The EU needs to allow companies to detect online child abuse

DISCLAIMER: All opinions in this column reflect the views of the author(s), not of EURACTIV Media network.

As tough inter-institutional negotiations continue in Brussels, Maud de Boer Buquicchio says that the EU must continue to allow companies to detect and report child sexual abuse online - both known and new images, as well as instances of grooming.

Maud de Boer Buquicchio says the EU must continue to allow companies to detect and report child sexual abuse online. [Shutterstock]

As tough inter-institutional negotiations continue in Brussels, Maud de Boer Buquicchio says that the EU must continue to allow companies to detect and report child sexual abuse online – both known and new images – as well as instances of grooming.

Maud de Boer Buquicchio is a former UN Special Rapporteur on the sale and sexual exploitation of children, and current president of Missing Children Europe.

If you asked any number of people in Europe if they believed it was desirable for the European Union to make it easier for paedophiles to contact children, they would probably wonder if you had taken leave of your senses. If you asked if it was a good thing to make it harder to detect and delete images of children being raped, the same people might think something similar.

Yet since 21 December 2020 that is precisely what has been happening. Companies that previously were voluntarily deploying child protection tools, taking steps to detect paedophile activity so they could step in to stop it, gave up doing so. Some companies that had previously been voluntarily looking for child sex abuse material likewise gave up.

Not anywhere else in the world. Only in the EU’s 27 member states. Not all companies, but Facebook did. As their messenger platform is host to most of these crime scenes, this was particularly disappointing. 

This was not intended. It was an unforeseen consequence of part of the e-Privacy Directive, a measure adopted in 2018 and which entered into force in December.

Three months before that was due to happen the European Commission realised this terrible problem was heading down the wrong track. They published a proposal to put it right in the form of a temporary derogation. If adopted, this derogation would restore the previous status quo.

Children would be safer. You would have thought everyone concerned would have eagerly grabbed at any solution that did that. But no. It appears that delaying and blocking tactics deployed by European Parliament’s negotiating team hamper any progress in the political dialogue between the EU institutions. There can be only one objective: no derogation.

The European Council has already come a long way, with a number of important concessions to the European Parliament.  All additional proposals by the Parliament, presented as privacy protection safeguards, but in reality, making the use of these ineffective tools, will ultimately make this temporary derogation meaningless and lead companies to stop using these technologies altogether, putting children at huge risk.

When a balance of interests is to be performed – as the legislators are called for in this temporary derogation – there should be no doubt that child safety should always be a primary consideration, and hence prevail.

All kinds of misinformation are being circulated to try to justify their inaction.

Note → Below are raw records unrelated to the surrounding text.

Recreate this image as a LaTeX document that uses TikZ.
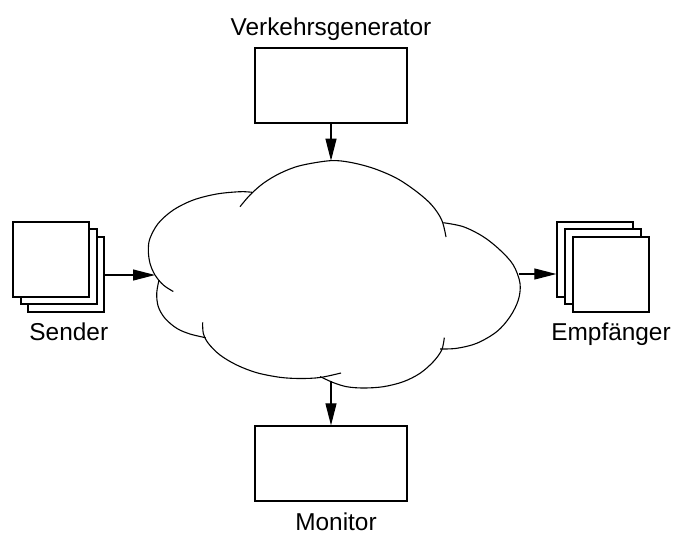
\documentclass[tikz,border=0pt]{standalone}
\usepackage{fontspec}
\setmainfont{Liberation Sans}
\usetikzlibrary{arrows.meta}
\begin{document}
\begin{tikzpicture}[x=1pt,y=-1pt,
  line width=1.1pt,
  box/.style={draw, fill=white, line width=1.3pt, inner sep=0pt, minimum width=152pt, minimum height=75pt},
  sheet/.style={draw, fill=white, line width=1.3pt, inner sep=0pt, minimum width=76pt, minimum height=75pt},
  lbl/.style={anchor=base, inner sep=0pt, font=\fontsize{24.4}{28}\selectfont},
  lobe/.style={line width=1.1pt, smooth, tension=0.55},
  conn/.style={line width=1.1pt, -{Triangle[length=22pt,width=11pt]}}]
\useasboundingbox (0,0) rectangle (676,533);

% traffic generator and monitor
\node[box] (gen) at (331,85.5) {};
\node[box] (mon) at (331,463.5) {};
\node[lbl] (genlbl) at (331,35) {Verkehrsgenerator};
\node[lbl] (monlbl) at (336,530) {Monitor};

% sender stack (front sheet top-left)
\node[sheet] (s3) at (66,274.5) {};
\node[sheet] (s2) at (59,266.5) {};
\node[sheet] (s1) at (51,259.5) {};
\node[lbl] (slbl) at (68.8,340.5) {Sender};

% receiver stack (front sheet bottom-right)
\node[sheet] (e3) at (595,259.5) {};
\node[sheet] (e2) at (603,266.5) {};
\node[sheet] (e1) at (611,274.5) {};
\node[lbl] (elbl) at (611,340.5) {Empfänger};

% the network cloud, drawn lobe by lobe
\draw[lobe] plot coordinates {(240,206.7) (250,195) (263.3,183.3) (280,173.3) (300,165.7) (330,160.7)
  (350,162.3) (373.3,168.3) (396.7,178.3) (416.7,191.7) (431.7,205) (441.7,220) (446,237)};
\draw[lobe] plot coordinates {(252,192.3) (240,191.7) (216.7,194) (193.3,200) (173.3,210) (158.3,223.3)
  (150,238.3) (148.3,250) (150,263.3) (155,275) (163.3,285) (173.3,291.5)};
\draw[lobe] plot coordinates {(159,280) (156.7,293.3) (158.3,306.7) (165,318.3) (176.7,328.3) (190,334) (205.7,337.7)};
\draw[lobe] plot coordinates {(202.7,322.3) (203.3,333.3) (208.3,343.3) (220,355) (236.7,365) (256.7,372.7)
  (280,377.3) (300,378.5) (320,377.5) (341,373)};
\draw[lobe] plot coordinates {(320,376.5) (333,382.5) (346.7,386.7) (363.3,388) (383.3,386.7) (403.3,381.7)
  (420,373.3) (433.3,361.7) (441.7,350) (444.3,337.7)};
\draw[lobe] plot coordinates {(443.3,222.7) (463.3,226.7) (483.3,236.7) (500,250) (513.3,265) (520,283.3)
  (518.3,300) (510,316.7) (496.7,331.7) (476.7,343.3) (456.7,348.3) (440,349)};

\coordinate (ctop) at (331,160.7);
\coordinate (cleft) at (155,275);
\coordinate (cright) at (519,274);
\coordinate (cbot) at (331,381);

% connectors
\draw[conn] (gen.south) -- (ctop);
\draw[conn] (s3.east |- cleft) -- (cleft);
\draw[conn] (cright) -- (cright -| e3.west);
\draw[conn] (cbot) -- (mon.north);
\end{tikzpicture}
\end{document}
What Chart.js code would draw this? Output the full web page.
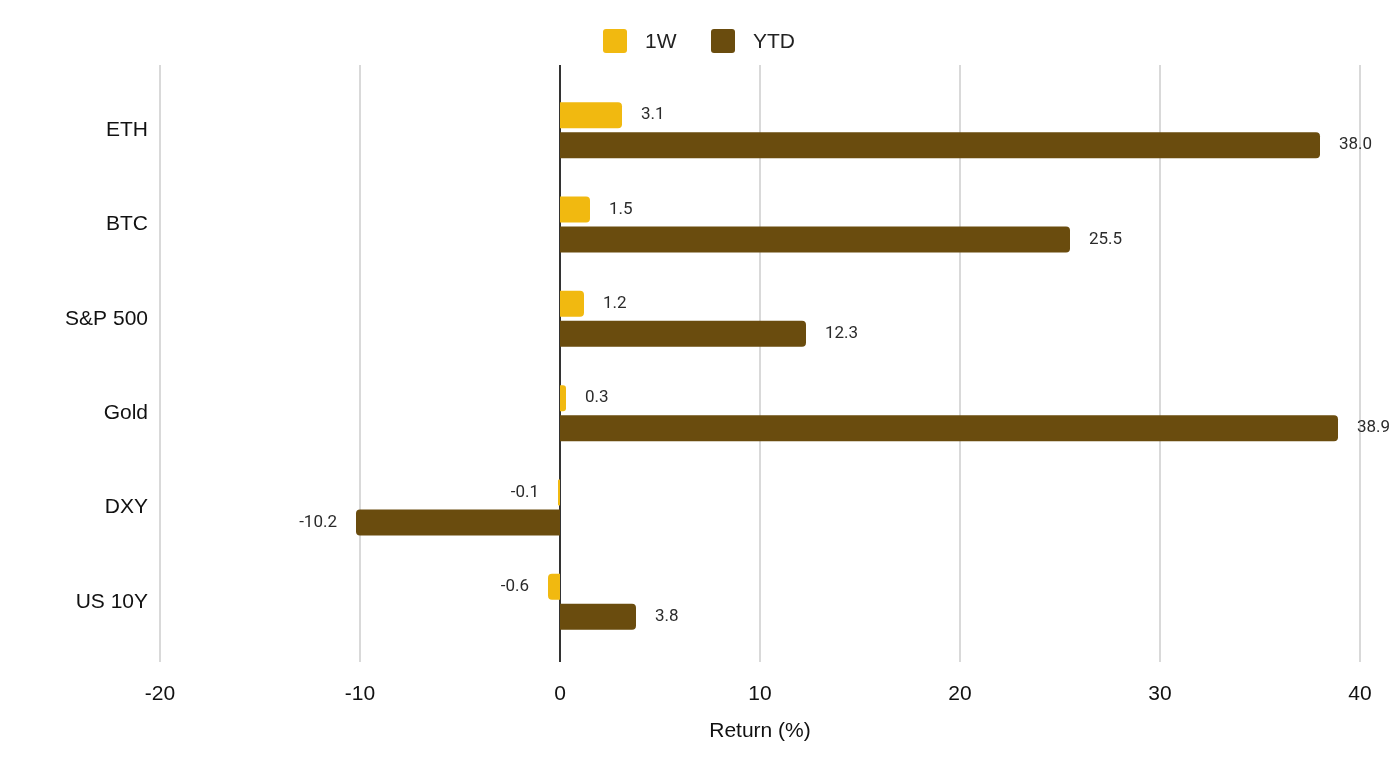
<!DOCTYPE html>
<html>
<head>
<meta charset="utf-8">
<script src="https://cdn.jsdelivr.net/npm/chart.js@4.4.1/dist/chart.umd.min.js"></script>
<style>
  html, body { margin: 0; padding: 0; background: #fff; }
  #wrap { width: 1398px; height: 762px; position: relative; }
</style>
</head>
<body>
<div id="wrap"><canvas id="chart"></canvas></div>
<script>
const categories = ['ETH', 'BTC', 'S&P 500', 'Gold', 'DXY', 'US 10Y']
const week = [3.1, 1.5, 1.2, 0.3, -0.1, -0.6]
const ytd = [38.0, 25.5, 12.3, 38.9, -10.2, 3.8]
const xTicks = [-20, -10, 0, 10, 20, 30, 40]

const FONT = '"Liberation Sans", Arial, sans-serif'
const LABEL_FONT = 'Roboto, "Noto Sans", sans-serif'
const gold = 'rgb(241, 185, 16)'
const brown = 'rgb(106, 76, 14)'

// grid lines run a bit past the bar area, like the original
const gridPlugin = {
  id: 'grid',
  beforeDatasetsDraw(chart) {
    const ctx = chart.ctx
    const x = chart.scales.x
    ctx.save()
    xTicks.forEach(v => {
      const px = Math.round(x.getPixelForValue(v))
      ctx.beginPath()
      ctx.lineWidth = v === 0 ? 2 : 1.5
      ctx.strokeStyle = v === 0 ? '#333' : '#cccccc'
      ctx.moveTo(px, 65)
      ctx.lineTo(px, 662)
      ctx.stroke()
    })
    ctx.restore()
  },
  afterDatasetsDraw(chart) {
    const ctx = chart.ctx
    ctx.save()
    ctx.font = '17px ' + LABEL_FONT
    ctx.fillStyle = '#2b2b2b'
    ctx.textBaseline = 'middle'
    chart.data.datasets.forEach((ds, i) => {
      chart.getDatasetMeta(i).data.forEach((bar, j) => {
        const v = ds.data[j]
        if (v >= 0) {
          ctx.textAlign = 'left'
          ctx.fillText(v.toFixed(1), bar.x + 19, bar.y)
        } else {
          ctx.textAlign = 'right'
          ctx.fillText(v.toFixed(1), bar.x - 19, bar.y)
        }
      })
    })
    // legend
    const items = [['1W', gold, 603], ['YTD', brown, 711]]
    ctx.font = '21px ' + FONT
    ctx.textAlign = 'left'
    items.forEach(([txt, col, bx]) => {
      ctx.fillStyle = col
      ctx.beginPath()
      ctx.roundRect(bx, 29, 24, 24, 3)
      ctx.fill()
      ctx.fillStyle = '#222'
      ctx.fillText(txt, bx + 42, 42)
    })
    ctx.restore()
  }
}

new Chart(document.getElementById('chart'), {
  type: 'bar',
  data: {
    labels: categories,
    datasets: [
      { label: '1W', data: week, backgroundColor: gold, borderRadius: 4, borderSkipped: 'start',
        categoryPercentage: 0.636, barPercentage: 0.867 },
      { label: 'YTD', data: ytd, backgroundColor: brown, borderRadius: 4, borderSkipped: 'start',
        categoryPercentage: 0.636, barPercentage: 0.867 }
    ]
  },
  options: {
    indexAxis: 'y',
    responsive: true,
    maintainAspectRatio: false,
    animation: false,
    layout: { padding: { top: 83, right: 38, left: 0, bottom: 0 } },
    plugins: {
      legend: { display: false },
      tooltip: { enabled: false }
    },
    scales: {
      x: {
        min: -20,
        max: 40,
        afterBuildTicks: s => { s.ticks = xTicks.map(v => ({ value: v })) },
        afterFit: s => { s.height = 113; s.paddingLeft = 0; s.paddingRight = 0 },
        grid: { display: false, drawTicks: false },
        border: { display: false },
        ticks: { color: '#111', font: { family: FONT, size: 21 }, padding: 33 },
        title: { display: true, text: 'Return (%)', color: '#111',
                 font: { family: FONT, size: 21 }, padding: { top: 0, bottom: 18 } }
      },
      y: {
        afterFit: s => { s.width = 160 },
        grid: { display: false, drawTicks: false },
        border: { display: false },
        ticks: { color: '#111', font: { family: FONT, size: 21 }, padding: 12 }
      }
    }
  },
  plugins: [gridPlugin]
})
</script>
</body>
</html>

For example, it is constantly being suggested that innocent people in Europe were being falsely accused and harmed by the way these tools were working: Innocent families sharing holiday photos of children playing on the beach were being incriminated. Yet not one single example of such an occurrence has been produced, whereas there are literally tens of thousands of examples of how these tools are doing good, for example by getting child sex abuse images removed from the internet or detecting and stopping paedophile behaviour.

I cannot help feeling that if leading politicians and the media were not so heavily focused on the calamity of COVID-19, the problem would have been solved in the twinkling of an eye. After all, there is no necessary or inevitable opposition between the two principles of protecting children and protecting privacy. They can be reconciled.

Why do I say that? Because we know exactly what has happened as a result of the paralysis that set in last December. The number of reports of child sex abuse emanating from the EU has fallen by 51%. EU Home Affairs Commissioner Ylva Johansson estimated that this meant 650 reports per day are not being made that previously would have been. We may never know how many individual European children are continuing to be sexually abused or groomed because technology fails to detect it, but I am absolutely certain that number is greater than zero.

The EU needs to continue to allow companies to detect and report child sexual abuse online – both known and new images – as well as instances of grooming. The EU needs to continue to allow the use of the existent technology to swiftly detect patterns indicating ongoing grooming online. EU legislators need to allow companies to help prevent paedophiles making more victims of these unspeakable crimes.

There is another political trilogue approaching where this matter could be put right and the status quo restored. All political leaders need to ensure that is exactly what happens, failing which the European Parliament should be held accountable for any further delay and the heavy toll that EU Children will pay.